In today’s Electrek Green Energy Brief (EGEB):
- Nevada’s NV Energy has more solar coming than 37 other states combined.
- America’s Pledge releases its climate action report at the UN Climate Summit in Madrid.
- Green energy will cause Australian power prices to fall in the next three years.
The Electrek Green Energy Brief (EGEB): A daily technical, financial, and political review/analysis of important green energy news.
Nevada’s solar surge
Nevada’s NV Energy is going to add more than 1 GW in solar capacity and nearly half of that in storage in the next four years, according to PV Magazine.
Three of NV Energy’s now-approved solar projects — Gemini, Bighorn, and Arrow Canyon — will provide 1,190 MW of solar and 590 MW of battery storage.
NV Energy shares that the three projects are being added to meet two renewable generation goals: the recently passed 50% renewable energy portfolio standard (RPS) by 2030… and NV Energy’s own commitment to double its renewable energy.
At the end of 2018, NV Energy achieved an overall 24.2% RPS (roughly 3,000 MW). PV Magazine estimates that these three new projects will bring NV Energy to 34% RPS — well on track to meet its 50% goal, “as the company has exceeded Nevada’s current renewable energy requirement for the nine straight years.”
Nevada leads the US in solar power potential, according to the US Energy Information Administration.
The US’s climate plan (without the Trump administration)

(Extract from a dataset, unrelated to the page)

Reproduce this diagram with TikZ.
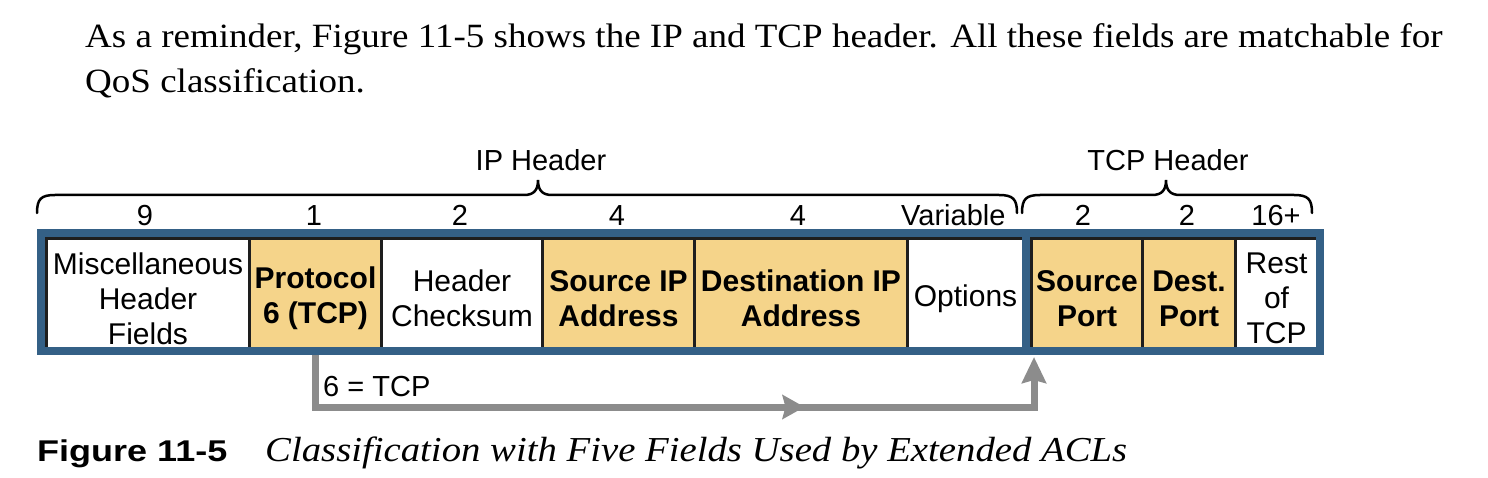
\documentclass[tikz,border=0pt]{standalone}
\usepackage{fontspec}
\setmainfont{Liberation Serif}
\setsansfont{Liberation Sans}
\usetikzlibrary{arrows.meta,decorations.markings}
\definecolor{bord}{RGB}{52,96,134}
\definecolor{hlfill}{RGB}{245,212,138}
\definecolor{arrc}{RGB}{140,140,140}
\definecolor{divc}{RGB}{30,30,30}
\begin{document}
\begin{tikzpicture}[x=1pt,y=-1pt,
  cellbase/.style={draw=divc, line width=3pt, minimum height=110pt, inner sep=0pt,
    anchor=north west},
  plaintext/.style={align=center, yshift=-5pt, inner sep=0pt, font=\fontsize{30}{35}\selectfont\sffamily},
  boldtext/.style={align=center, yshift=-5pt, inner sep=0pt, font=\fontsize{30}{35}\selectfont\sffamily\bfseries},
  plaincell/.style={cellbase, fill=white},
  hlcell/.style={cellbase, fill=hlfill},
  numlbl/.style={anchor=base, font=\fontsize{29}{35}\selectfont\sffamily},
  hdrlbl/.style={anchor=base, font=\fontsize{29}{35}\selectfont\sffamily},
  frame/.style={draw=bord, line width=8pt},
  bracepath/.style={draw=black, line width=2.5pt, line cap=round},
  flowarrow/.style={draw=arrc, line width=7pt,
    -{Stealth[length=26pt, width=24pt, inset=3pt]},
    postaction={decorate, decoration={markings,
      mark=at position 546pt with {\arrow{Stealth[length=22pt, width=24pt, inset=3pt, color=arrc]}}}}},
]
\useasboundingbox (0,0) rectangle (1488,478);

% paragraph
\node[anchor=base west, inner sep=0pt, font=\fontsize{34}{44}\selectfont] (para1) at (85,48)
  {\scalebox{1.089}[1]{As a reminder, Figure 11-5 shows the IP and TCP header. All these fields are matchable for}};
\node[anchor=base west, inner sep=0pt, font=\fontsize{34}{44}\selectfont] (para2) at (85,93)
  {\scalebox{1.089}[1]{QoS classification.}};

% cells
\node[plaincell, minimum width=203pt, label={[plaintext]center:Miscellaneous\\Header\\Fields}] (misc) at (45,237) {};
\node[hlcell, minimum width=132pt, label={[boldtext]center:Protocol\\6 (TCP)}] (proto) at (248,237) {};
\node[plaincell, minimum width=161pt, label={[plaintext]center:Header\\Checksum}] (chk) at (380,237) {};
\node[hlcell, minimum width=152pt, label={[boldtext]center:Source IP\\Address}] (sip) at (541,237) {};
\node[hlcell, minimum width=213pt, label={[boldtext]center:Destination IP\\Address}] (dip) at (693,237) {};
\node[plaincell, minimum width=116pt, label={[plaintext]center:Options}] (opt) at (906,237) {};
\node[hlcell, minimum width=111pt, label={[boldtext]center:Source\\Port}] (sport) at (1030,237) {};
\node[hlcell, minimum width=93pt, label={[boldtext]center:Dest.\\Port}] (dport) at (1141,237) {};
\node[plaincell, minimum width=82pt, label={[plaintext]center:Rest\\of\\TCP}] (rest) at (1234,237) {};

% arrow
\coordinate (tip) at (1034,357);
\draw[flowarrow] (proto.south) -- (proto.south |- 0,407) -- (tip |- 0,407) -- (tip);
\node[anchor=base west, inner sep=0pt, font=\fontsize{29}{35}\selectfont\sffamily] (eq) at (323,396) {6 = TCP};

% frames
\draw[frame] (41,233) rectangle (1026,350.5);
\draw[frame] (1026,233) rectangle (1319.5,350.5);

% sizes
\node[numlbl] (n1) at (145,226) {9};
\node[numlbl] (n2) at (314,226) {1};
\node[numlbl] (n3) at (460,226) {2};
\node[numlbl] (n4) at (617,226) {4};
\node[numlbl] (n5) at (798,226) {4};
\node[numlbl, anchor=base east] (n6) at (1009,226) {Variable};
\node[numlbl] (n7) at (1083,226) {2};
\node[numlbl] (n8) at (1187,226) {2};
\node[numlbl] (n9) at (1276,226) {16+};

% braces
\coordinate (ipL) at (37,213);
\coordinate (ipT) at (538,180);
\coordinate (ipR) at (1017,213);
\coordinate (tcpL) at (1022,213);
\coordinate (tcpT) at (1166,180);
\coordinate (tcpR) at (1312,213);
\draw[bracepath] (ipL) .. controls (37,199) and (41,195) .. (55,195) -- (524,195)
  .. controls (534,195) and (538,190) .. (ipT)
  .. controls (538,190) and (542,195) .. (552,195) -- (999,195)
  .. controls (1013,195) and (1017,199) .. (ipR);
\draw[bracepath] (tcpL) .. controls (1022,199) and (1026,195) .. (1040,195) -- (1152,195)
  .. controls (1162,195) and (1166,190) .. (tcpT)
  .. controls (1166,190) and (1170,195) .. (1180,195) -- (1294,195)
  .. controls (1308,195) and (1312,199) .. (tcpR);
\node[hdrlbl] (iph) at (541,171) {IP Header};
\node[hdrlbl] (tcph) at (1168,171) {TCP Header};

% caption
\node[anchor=base west, inner sep=0pt, font=\fontsize{30}{30}\selectfont\sffamily\bfseries] (figlbl) at (37,461)
  {\scalebox{1.2}[1]{Figure 11-5}};
\node[anchor=base west, inner sep=0pt, font=\fontsize{35}{35}\selectfont\itshape] (figcap) at (265,461)
  {\scalebox{1.107}[1]{Classification with Five Fields Used by Extended ACLs}};
\end{tikzpicture}
\end{document}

America’s Pledge was founded in July 2017 by US presidential candidate and former UN Secretary-General’s Special Envoy for Climate Action Michael Bloomberg and former California governor Jerry Brown.
The coalition consists of nearly 4,000 “US states, cities, businesses, communities of faith, universities, healthcare and cultural institutions, and other organizations [that are] are now acting to fulfill America’s climate pledge to the world.” The coalition is in support of the Paris Agreement.
They now represent 68% of U.S. GDP, 65% of US population, and 51% of US emissions. If they were a country, these US coalitions would have the world’s second largest economy — second only to the entire United States itself.
Today, America’s Pledge released a report at the UN COP25 in Madrid. Titled “Accelerating America’s Pledge: Going All-In to Build a Prosperous, Low-Carbon Economy for the United States,” the report assesses:
What would be delivered from expanded actions by states, cities, businesses, and citizens and then layers on a robust, complementary, and ambitious federal policy program after 2020 to form an “All-In” comprehensive American climate strategy.
This report illuminates a pathway to a comprehensive and ambitious American climate strategy for 2030, using expanded bottom-up leadership as the foundation of a comprehensive “All-In” climate strategy.
You can read the executive summary here and the full report here that explains what America’s Pledge plan is.
America’s Pledge is joined by We Are Still In, Beyond Carbon, and the World Wildlife Fund at the US Climate Action Center in Madrid, which is supported by Bloomberg Philanthropies.
This US coalition has picked up the ball that Trump’s US administration decisively dropped by withdrawing from the Paris Agreement and not sending any high-level members of the administration to the UN COP25.
Green energy will drop Oz’s power prices
Australia’s Econews reports that the Australian Energy Market Commission (AEMC) has forecast the price of residential electricity to start falling next year and continue to fall until 2022. The price falls are mostly driven by increasing supplies of green energy.
The AEMC predicts further investment in batteries, wind, and solar as an “optimal mix.” No new investment in coal or gas is projected.
AEMC chairman John Pierce said:
More supply puts downward pressure on prices.
But it’s important to note that over a decade of analysis we have seen trends change sharply in response to factors such as sudden generator closures and implementation of new policies.
As such, all price projections should be seen as just that, projections.
The forecast reflects the addition of nearly 5,000 megawatts (MW) of new green power supply across Australia the country until 2022.